Jacques-Louis David
(1748 - 1825)
Born: Paris, France
Style: Neoclassicism
Famous Works:
- The Oath of the Horatii (1784)
- The Death of Marat (1793)
- Napoleon Crossing the St. Bernard Pass (c.1801)
Jacques-Louis David's extraordinary career as a painter and politician was set within a period of great upheaval and change in Revolutionary France. The young David studied under Joseph-Marie Vien, a French Neoclassicist, and then went on to paint at the French Academy in Rome for five years after winning the Prix de Rome. Classical Roman history served as a profound source of interest and inspiration for David, in accordance with the established hierarchy of seventeenth-century, neoclassical painting in France.

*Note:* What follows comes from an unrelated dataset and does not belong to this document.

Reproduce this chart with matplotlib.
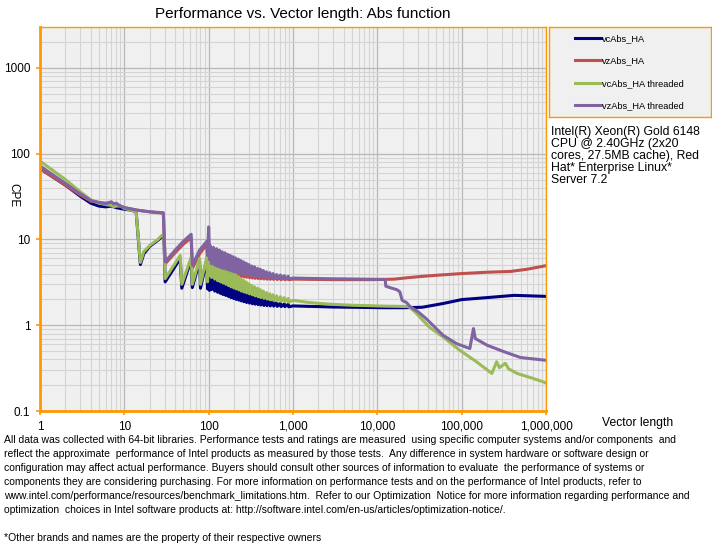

At the time, history was considered the most worthwhile subject, followed by genre (pictures from everyday life), portrait, landscape, and still life. David often took contemporary political events and disguised them as historical paintings, as many artists did in the years before and after the French Revolution of 1789. He felt responsible to France to document historic events of the time in his paintings. His 1793 painting, The Death of Marat, depicts revolutionary Jean-Paul Marat, dead, stabbed to death in his bath by a young woman. David was a friend of Marat, and immortalized him by presenting the historical portrait to the National Assembly of France. The painting was so influential that it became a symbol of the Revolution. David's political career was hardly finished at this point, and he was named the court painter for Napoleon in 1804. He completed several painting for the leader, and, after Napoleon was exiled, David fled to Italy, where he painted portraits and mythological works.